** Begin EXERCISE INPUTS **

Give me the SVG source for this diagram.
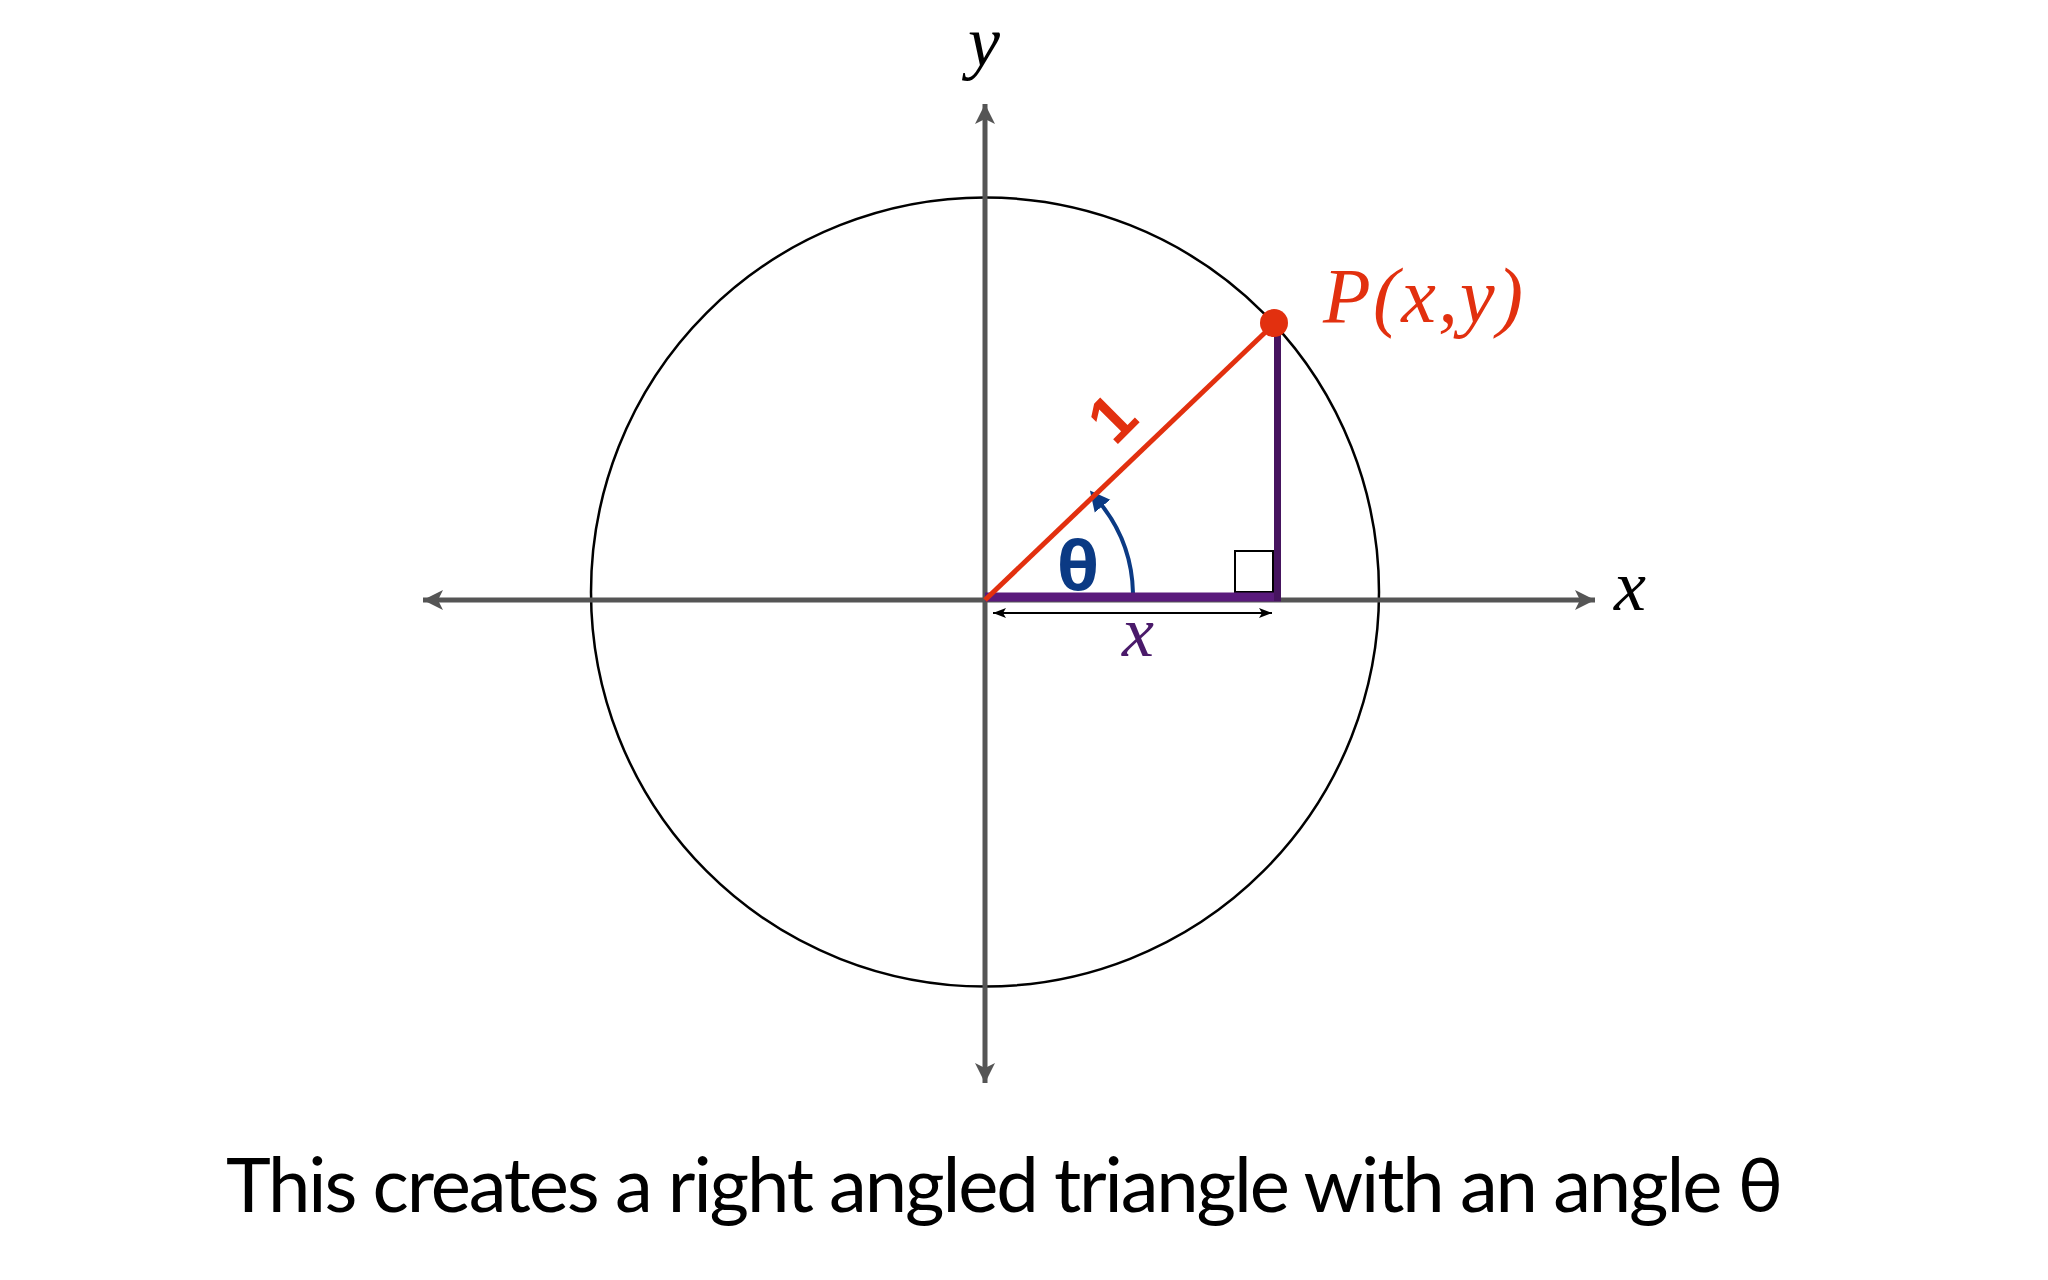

** End EXERCISE INPUTS **
** Begin EXERCISE INPUTS **

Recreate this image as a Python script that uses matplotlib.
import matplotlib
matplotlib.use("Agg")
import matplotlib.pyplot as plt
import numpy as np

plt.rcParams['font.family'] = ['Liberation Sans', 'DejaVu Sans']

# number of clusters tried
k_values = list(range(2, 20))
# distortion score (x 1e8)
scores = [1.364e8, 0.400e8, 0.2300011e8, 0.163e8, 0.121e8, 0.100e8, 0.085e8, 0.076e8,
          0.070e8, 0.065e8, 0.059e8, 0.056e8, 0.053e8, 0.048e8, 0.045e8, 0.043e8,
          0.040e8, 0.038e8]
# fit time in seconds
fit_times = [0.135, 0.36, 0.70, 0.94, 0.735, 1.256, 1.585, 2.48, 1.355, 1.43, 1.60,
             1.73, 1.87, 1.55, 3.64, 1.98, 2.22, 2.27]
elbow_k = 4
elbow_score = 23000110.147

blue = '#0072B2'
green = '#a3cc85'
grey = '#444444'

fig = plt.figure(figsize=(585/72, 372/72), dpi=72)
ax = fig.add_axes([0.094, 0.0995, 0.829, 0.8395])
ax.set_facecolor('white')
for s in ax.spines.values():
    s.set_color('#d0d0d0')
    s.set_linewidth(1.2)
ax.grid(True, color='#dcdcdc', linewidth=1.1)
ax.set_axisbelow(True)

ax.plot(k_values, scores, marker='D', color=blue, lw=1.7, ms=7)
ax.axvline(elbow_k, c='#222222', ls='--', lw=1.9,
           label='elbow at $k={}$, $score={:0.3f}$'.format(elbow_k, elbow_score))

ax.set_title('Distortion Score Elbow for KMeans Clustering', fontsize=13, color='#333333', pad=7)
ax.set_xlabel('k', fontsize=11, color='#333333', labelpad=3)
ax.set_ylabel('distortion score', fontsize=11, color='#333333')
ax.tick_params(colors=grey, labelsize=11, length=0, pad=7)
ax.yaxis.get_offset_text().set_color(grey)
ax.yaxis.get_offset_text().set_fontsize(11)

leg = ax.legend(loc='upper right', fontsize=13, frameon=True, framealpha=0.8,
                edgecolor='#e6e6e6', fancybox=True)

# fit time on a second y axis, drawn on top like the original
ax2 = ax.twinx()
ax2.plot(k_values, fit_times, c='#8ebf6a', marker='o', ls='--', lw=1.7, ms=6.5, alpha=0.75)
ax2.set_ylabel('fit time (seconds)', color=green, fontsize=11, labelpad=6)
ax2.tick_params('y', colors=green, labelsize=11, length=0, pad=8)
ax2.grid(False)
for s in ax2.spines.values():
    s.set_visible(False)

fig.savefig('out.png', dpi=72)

** End EXERCISE INPUTS **

[WHAT IS NEEDED]
Above are the records. Copy the lines beginning at the one that has "Recreate this image" and ending with the one that has "plt.rcParams['font.family'] = ['Liberation", unchanged.

[CORRECT ANSWER]
Recreate this image as a Python script that uses matplotlib.
import matplotlib
matplotlib.use("Agg")
import matplotlib.pyplot as plt
import numpy as np

plt.rcParams['font.family'] = ['Liberation Sans', 'DejaVu Sans']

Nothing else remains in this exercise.